* **What is being asked**
Copy nothing but the text: reproduce each line of the listing exactly and leave the pictures out.

* START *

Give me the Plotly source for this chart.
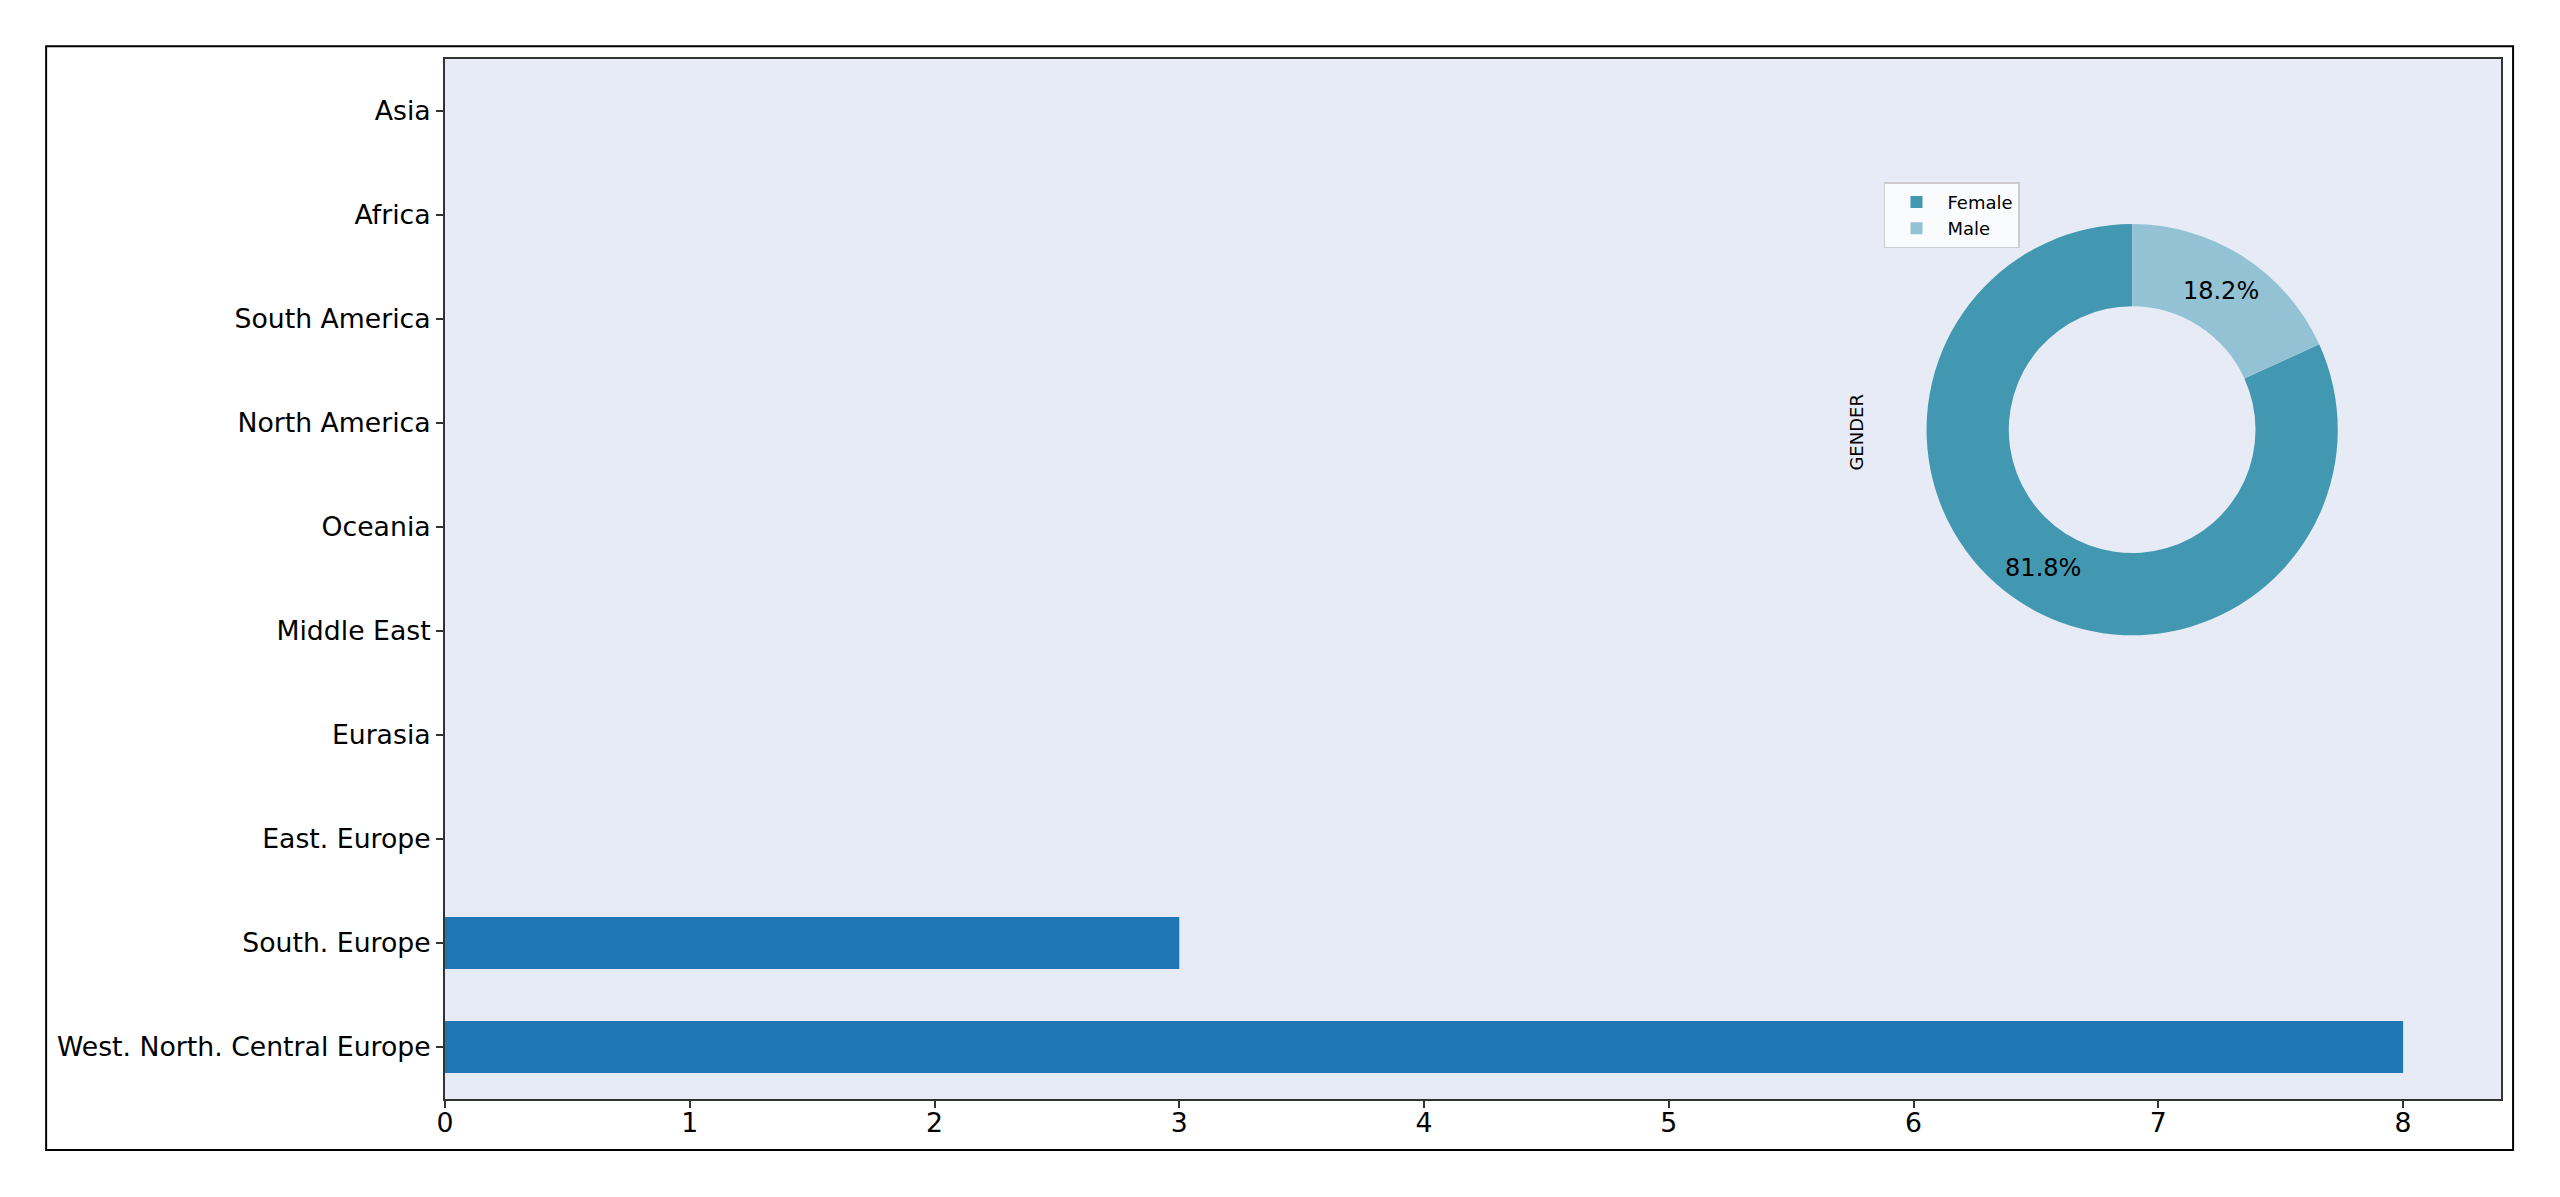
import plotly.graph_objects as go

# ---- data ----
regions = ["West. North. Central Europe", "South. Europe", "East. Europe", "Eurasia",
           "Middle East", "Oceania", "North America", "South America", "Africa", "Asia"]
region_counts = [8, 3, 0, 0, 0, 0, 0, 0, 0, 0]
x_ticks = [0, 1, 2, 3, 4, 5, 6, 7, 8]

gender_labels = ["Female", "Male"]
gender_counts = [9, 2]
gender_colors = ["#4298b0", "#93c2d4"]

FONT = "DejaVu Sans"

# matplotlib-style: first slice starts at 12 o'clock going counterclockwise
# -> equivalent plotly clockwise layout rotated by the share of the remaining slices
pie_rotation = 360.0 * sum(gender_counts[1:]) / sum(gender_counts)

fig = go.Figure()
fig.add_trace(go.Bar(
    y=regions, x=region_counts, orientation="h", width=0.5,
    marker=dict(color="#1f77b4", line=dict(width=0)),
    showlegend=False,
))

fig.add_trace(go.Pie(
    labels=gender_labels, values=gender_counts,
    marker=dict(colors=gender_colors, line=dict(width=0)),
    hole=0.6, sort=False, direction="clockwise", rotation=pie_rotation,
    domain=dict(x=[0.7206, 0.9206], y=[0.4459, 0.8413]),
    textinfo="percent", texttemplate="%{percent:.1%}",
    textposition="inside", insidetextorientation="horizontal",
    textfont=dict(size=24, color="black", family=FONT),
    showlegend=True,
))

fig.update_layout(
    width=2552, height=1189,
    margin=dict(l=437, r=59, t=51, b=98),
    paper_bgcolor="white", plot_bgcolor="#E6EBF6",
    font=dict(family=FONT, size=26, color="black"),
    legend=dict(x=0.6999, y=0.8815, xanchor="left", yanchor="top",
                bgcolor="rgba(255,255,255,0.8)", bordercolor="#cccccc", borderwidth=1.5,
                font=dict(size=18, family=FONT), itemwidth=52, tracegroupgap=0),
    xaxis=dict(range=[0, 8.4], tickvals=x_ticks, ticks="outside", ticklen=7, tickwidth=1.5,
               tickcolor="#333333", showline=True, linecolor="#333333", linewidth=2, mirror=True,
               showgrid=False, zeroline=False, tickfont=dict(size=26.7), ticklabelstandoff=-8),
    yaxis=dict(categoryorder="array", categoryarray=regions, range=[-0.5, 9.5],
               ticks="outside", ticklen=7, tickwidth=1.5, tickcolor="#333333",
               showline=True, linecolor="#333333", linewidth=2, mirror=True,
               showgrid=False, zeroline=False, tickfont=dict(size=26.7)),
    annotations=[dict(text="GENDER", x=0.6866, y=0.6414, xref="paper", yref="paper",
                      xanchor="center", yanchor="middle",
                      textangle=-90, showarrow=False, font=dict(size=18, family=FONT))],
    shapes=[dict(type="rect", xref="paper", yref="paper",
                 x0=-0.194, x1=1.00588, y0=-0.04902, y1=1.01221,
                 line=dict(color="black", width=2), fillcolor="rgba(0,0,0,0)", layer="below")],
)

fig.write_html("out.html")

* END *

* **Response to the task**
Give me the Plotly source for this chart.
import plotly.graph_objects as go

# ---- data ----
regions = ["West. North. Central Europe", "South. Europe", "East. Europe", "Eurasia",
           "Middle East", "Oceania", "North America", "South America", "Africa", "Asia"]
region_counts = [8, 3, 0, 0, 0, 0, 0, 0, 0, 0]
x_ticks = [0, 1, 2, 3, 4, 5, 6, 7, 8]

gender_labels = ["Female", "Male"]
gender_counts = [9, 2]
gender_colors = ["#4298b0", "#93c2d4"]

FONT = "DejaVu Sans"

# matplotlib-style: first slice starts at 12 o'clock going counterclockwise
# -> equivalent plotly clockwise layout rotated by the share of the remaining slices
pie_rotation = 360.0 * sum(gender_counts[1:]) / sum(gender_counts)

fig = go.Figure()
fig.add_trace(go.Bar(
    y=regions, x=region_counts, orientation="h", width=0.5,
    marker=dict(color="#1f77b4", line=dict(width=0)),
    showlegend=False,
))

fig.add_trace(go.Pie(
    labels=gender_labels, values=gender_counts,
    marker=dict(colors=gender_colors, line=dict(width=0)),
    hole=0.6, sort=False, direction="clockwise", rotation=pie_rotation,
    domain=dict(x=[0.7206, 0.9206], y=[0.4459, 0.8413]),
    textinfo="percent", texttemplate="%{percent:.1%}",
    textposition="inside", insidetextorientation="horizontal",
    textfont=dict(size=24, color="black", family=FONT),
    showlegend=True,
))

fig.update_layout(
    width=2552, height=1189,
    margin=dict(l=437, r=59, t=51, b=98),
    paper_bgcolor="white", plot_bgcolor="#E6EBF6",
    font=dict(family=FONT, size=26, color="black"),
    legend=dict(x=0.6999, y=0.8815, xanchor="left", yanchor="top",
                bgcolor="rgba(255,255,255,0.8)", bordercolor="#cccccc", borderwidth=1.5,
                font=dict(size=18, family=FONT), itemwidth=52, tracegroupgap=0),
    xaxis=dict(range=[0, 8.4], tickvals=x_ticks, ticks="outside", ticklen=7, tickwidth=1.5,
               tickcolor="#333333", showline=True, linecolor="#333333", linewidth=2, mirror=True,
               showgrid=False, zeroline=False, tickfont=dict(size=26.7), ticklabelstandoff=-8),
    yaxis=dict(categoryorder="array", categoryarray=regions, range=[-0.5, 9.5],
               ticks="outside", ticklen=7, tickwidth=1.5, tickcolor="#333333",
               showline=True, linecolor="#333333", linewidth=2, mirror=True,
               showgrid=False, zeroline=False, tickfont=dict(size=26.7)),
    annotations=[dict(text="GENDER", x=0.6866, y=0.6414, xref="paper", yref="paper",
                      xanchor="center", yanchor="middle",
                      textangle=-90, showarrow=False, font=dict(size=18, family=FONT))],
    shapes=[dict(type="rect", xref="paper", yref="paper",
                 x0=-0.194, x1=1.00588, y0=-0.04902, y1=1.01221,
                 line=dict(color="black", width=2), fillcolor="rgba(0,0,0,0)", layer="below")],
)

fig.write_html("out.html")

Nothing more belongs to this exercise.